**What is expected**
Skip the pictures and quote all of the lines exactly.

**Data block**
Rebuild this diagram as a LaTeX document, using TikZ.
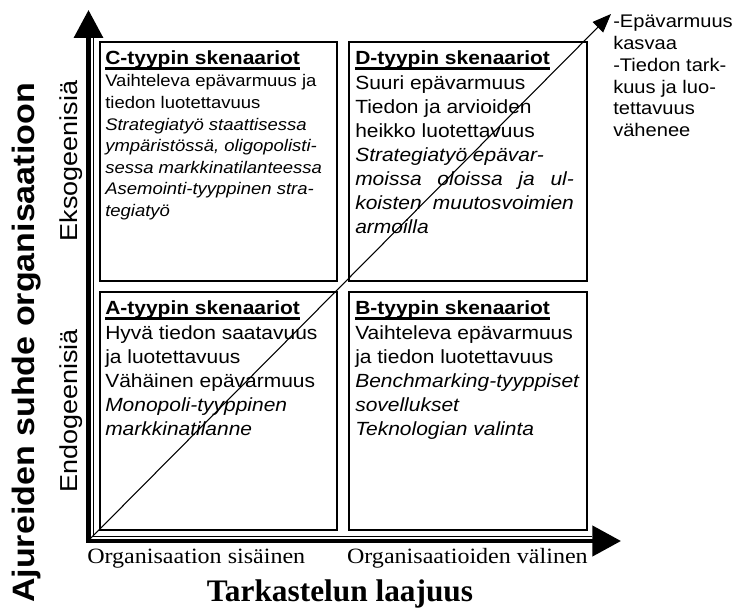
\documentclass[tikz,border=0pt]{standalone}
\usepackage{fontspec}
\setmainfont{Liberation Sans}[FakeStretch=1.1]
\newfontfamily\serifface{Liberation Serif}[FakeStretch=1.1]
\newfontfamily\titleface{Liberation Serif}
\usetikzlibrary{arrows.meta,fit}

% bold heading with a heavy rule just under the baseline
\newcommand\hdunder[1]{\setbox0\hbox{\bfseries #1}\rlap{\rule[-3.4pt]{\wd0}{1.8pt}}\box0}
% stack of left-aligned lines whose baseline is the first line
\newcommand\linesblock[1]{\begin{tabular}[t]{@{}l@{}}#1\end{tabular}}

\begin{document}
\begin{tikzpicture}[x=0.75pt,y=-0.75pt,
  qbox/.style={draw, line width=1.3pt, inner sep=0pt},
  headtext/.style={inner sep=0pt, anchor=base west, font=\fontsize{14.3}{18.1}\selectfont},
  bodytext/.style={inner sep=0pt, anchor=base west, font=\fontsize{14.3}{18.1}\selectfont},
  smallbody/.style={inner sep=0pt, anchor=base west, font=\fontsize{12.6}{16.2}\selectfont},
  notetext/.style={inner sep=0pt, anchor=base west, font=\fontsize{13.7}{16.3}\selectfont},
  axislabel/.style={inner sep=0pt, font=\serifface\fontsize{16.4}{20}\selectfont},
  axistitle/.style={inner sep=0pt, anchor=base, font=\titleface\bfseries\fontsize{23.5}{28}\selectfont},
  sidetitle/.style={inner sep=0pt, anchor=base, rotate=90, font=\bfseries\fontsize{23.2}{28}\selectfont},
  sidelabel/.style={inner sep=0pt, anchor=base, rotate=90, font=\fontsize{18.4}{22}\selectfont},
  axisline/.style={line width=3.3pt, line join=miter,
    {Triangle[length=21pt,width=21.5pt]}-{Triangle[length=21.5pt,width=22.5pt]}},
  axisshade/.style={line width=0.6pt},
  diag/.style={line width=0.8pt, -{Triangle[length=14pt,width=11pt]}}
]
\useasboundingbox (0,0) rectangle (746,609);

% the four scenario quadrants
\node[qbox, fit={(100,42) (337,281)}] (boxC) {};
\node[qbox, fit={(349,42) (587,281)}] (boxD) {};
\node[qbox, fit={(100,292) (337,530)}] (boxA) {};
\node[qbox, fit={(349,292) (587,530)}] (boxB) {};

% axes
\coordinate (origin) at (88.5,541);
\coordinate (ytop) at (88.5,10);
\coordinate (xend) at (621,541);
\coordinate (innery) at (93.5,38);
\coordinate (innercorner) at (93.5,536.5);
\coordinate (innerx) at (592,536.5);
\draw[axisline] (ytop) -- (origin) -- (xend);
\draw[axisshade] (innery) -- (innercorner) -- (innerx);

% diagonal trend arrow
\coordinate (dstart) at (90,539);
\coordinate (dend) at (611,14);
\draw[diag] (dstart) -- (dend);

% C quadrant
\node[headtext] (headC) at (105,65) {\hdunder{C-tyypin skenaariot}};
\node[smallbody] (textC) at (105,87) {\linesblock{Vaihteleva epävarmuus ja\\
  tiedon luotettavuus\\
  \textit{Strategiatyö staattisessa}\\
  \textit{ympäristössä, oligopolisti-}\\
  \textit{sessa markkinatilanteessa}\\
  \textit{Asemointi-tyyppinen stra-}\\
  \textit{tegiatyö}}};

% D quadrant
\node[bodytext] (textD) at (355,65) {\linesblock{\hdunder{D-tyypin skenaariot}\\
  Suuri epävarmuus\\
  Tiedon ja arvioiden\\
  heikko luotettavuus\\
  \textit{Strategiatyö epävar-}\\
  \textit{\makebox[164pt][s]{moissa oloissa ja ul-}}\\
  \textit{\makebox[164pt][s]{koisten muutosvoimien}}\\
  \textit{armoilla}}};

% A quadrant
\node[bodytext] (textA) at (105,315) {\linesblock{\hdunder{A-tyypin skenaariot}\\
  Hyvä tiedon saatavuus\\
  ja luotettavuus\\
  Vähäinen epävarmuus\\
  \textit{Monopoli-tyyppinen}\\
  \textit{markkinatilanne}}};

% B quadrant
\node[bodytext] (textB) at (355,315) {\linesblock{\hdunder{B-tyypin skenaariot}\\
  Vaihteleva epävarmuus\\
  ja tiedon luotettavuus\\
  \textit{Benchmarking-tyyppiset}\\
  \textit{sovellukset}\\
  \textit{Teknologian valinta}}};

% note at the head of the diagonal
\node[notetext] (note) at (613,28) {\linesblock{-Epävarmuus\\
  kasvaa\\
  -Tiedon tark-\\
  kuus ja luo-\\
  tettavuus\\
  vähenee}};

% horizontal axis labels
\node[axislabel, anchor=base west] (xlow) at (87,563) {Organisaation sisäinen};
\node[axislabel, anchor=base east] (xhigh) at (588,563) {Organisaatioiden välinen};
\node[axistitle] (xtitle) at (340,601) {Tarkastelun laajuus};

% vertical axis labels
\node[sidetitle] (ytitle) at (34,343) {Ajureiden suhde organisaatioon};
\node[sidelabel] (yhigh) at (77,161) {Eksogeenisiä};
\node[sidelabel] (ylow) at (77,411) {Endogeenisiä};
\end{tikzpicture}
\end{document}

**Exercise answer**
Rebuild this diagram as a LaTeX document, using TikZ.
\documentclass[tikz,border=0pt]{standalone}
\usepackage{fontspec}
\setmainfont{Liberation Sans}[FakeStretch=1.1]
\newfontfamily\serifface{Liberation Serif}[FakeStretch=1.1]
\newfontfamily\titleface{Liberation Serif}
\usetikzlibrary{arrows.meta,fit}

% bold heading with a heavy rule just under the baseline
\newcommand\hdunder[1]{\setbox0\hbox{\bfseries #1}\rlap{\rule[-3.4pt]{\wd0}{1.8pt}}\box0}
% stack of left-aligned lines whose baseline is the first line
\newcommand\linesblock[1]{\begin{tabular}[t]{@{}l@{}}#1\end{tabular}}

\begin{document}
\begin{tikzpicture}[x=0.75pt,y=-0.75pt,
  qbox/.style={draw, line width=1.3pt, inner sep=0pt},
  headtext/.style={inner sep=0pt, anchor=base west, font=\fontsize{14.3}{18.1}\selectfont},
  bodytext/.style={inner sep=0pt, anchor=base west, font=\fontsize{14.3}{18.1}\selectfont},
  smallbody/.style={inner sep=0pt, anchor=base west, font=\fontsize{12.6}{16.2}\selectfont},
  notetext/.style={inner sep=0pt, anchor=base west, font=\fontsize{13.7}{16.3}\selectfont},
  axislabel/.style={inner sep=0pt, font=\serifface\fontsize{16.4}{20}\selectfont},
  axistitle/.style={inner sep=0pt, anchor=base, font=\titleface\bfseries\fontsize{23.5}{28}\selectfont},
  sidetitle/.style={inner sep=0pt, anchor=base, rotate=90, font=\bfseries\fontsize{23.2}{28}\selectfont},
  sidelabel/.style={inner sep=0pt, anchor=base, rotate=90, font=\fontsize{18.4}{22}\selectfont},
  axisline/.style={line width=3.3pt, line join=miter,
    {Triangle[length=21pt,width=21.5pt]}-{Triangle[length=21.5pt,width=22.5pt]}},
  axisshade/.style={line width=0.6pt},
  diag/.style={line width=0.8pt, -{Triangle[length=14pt,width=11pt]}}
]
\useasboundingbox (0,0) rectangle (746,609);

% the four scenario quadrants
\node[qbox, fit={(100,42) (337,281)}] (boxC) {};
\node[qbox, fit={(349,42) (587,281)}] (boxD) {};
\node[qbox, fit={(100,292) (337,530)}] (boxA) {};
\node[qbox, fit={(349,292) (587,530)}] (boxB) {};

% axes
\coordinate (origin) at (88.5,541);
\coordinate (ytop) at (88.5,10);
\coordinate (xend) at (621,541);
\coordinate (innery) at (93.5,38);
\coordinate (innercorner) at (93.5,536.5);
\coordinate (innerx) at (592,536.5);
\draw[axisline] (ytop) -- (origin) -- (xend);
\draw[axisshade] (innery) -- (innercorner) -- (innerx);

% diagonal trend arrow
\coordinate (dstart) at (90,539);
\coordinate (dend) at (611,14);
\draw[diag] (dstart) -- (dend);

% C quadrant
\node[headtext] (headC) at (105,65) {\hdunder{C-tyypin skenaariot}};
\node[smallbody] (textC) at (105,87) {\linesblock{Vaihteleva epävarmuus ja\\
  tiedon luotettavuus\\
  \textit{Strategiatyö staattisessa}\\
  \textit{ympäristössä, oligopolisti-}\\
  \textit{sessa markkinatilanteessa}\\
  \textit{Asemointi-tyyppinen stra-}\\
  \textit{tegiatyö}}};

% D quadrant
\node[bodytext] (textD) at (355,65) {\linesblock{\hdunder{D-tyypin skenaariot}\\
  Suuri epävarmuus\\
  Tiedon ja arvioiden\\
  heikko luotettavuus\\
  \textit{Strategiatyö epävar-}\\
  \textit{\makebox[164pt][s]{moissa oloissa ja ul-}}\\
  \textit{\makebox[164pt][s]{koisten muutosvoimien}}\\
  \textit{armoilla}}};

% A quadrant
\node[bodytext] (textA) at (105,315) {\linesblock{\hdunder{A-tyypin skenaariot}\\
  Hyvä tiedon saatavuus\\
  ja luotettavuus\\
  Vähäinen epävarmuus\\
  \textit{Monopoli-tyyppinen}\\
  \textit{markkinatilanne}}};

% B quadrant
\node[bodytext] (textB) at (355,315) {\linesblock{\hdunder{B-tyypin skenaariot}\\
  Vaihteleva epävarmuus\\
  ja tiedon luotettavuus\\
  \textit{Benchmarking-tyyppiset}\\
  \textit{sovellukset}\\
  \textit{Teknologian valinta}}};

% note at the head of the diagonal
\node[notetext] (note) at (613,28) {\linesblock{-Epävarmuus\\
  kasvaa\\
  -Tiedon tark-\\
  kuus ja luo-\\
  tettavuus\\
  vähenee}};

% horizontal axis labels
\node[axislabel, anchor=base west] (xlow) at (87,563) {Organisaation sisäinen};
\node[axislabel, anchor=base east] (xhigh) at (588,563) {Organisaatioiden välinen};
\node[axistitle] (xtitle) at (340,601) {Tarkastelun laajuus};

% vertical axis labels
\node[sidetitle] (ytitle) at (34,343) {Ajureiden suhde organisaatioon};
\node[sidelabel] (yhigh) at (77,161) {Eksogeenisiä};
\node[sidelabel] (ylow) at (77,411) {Endogeenisiä};
\end{tikzpicture}
\end{document}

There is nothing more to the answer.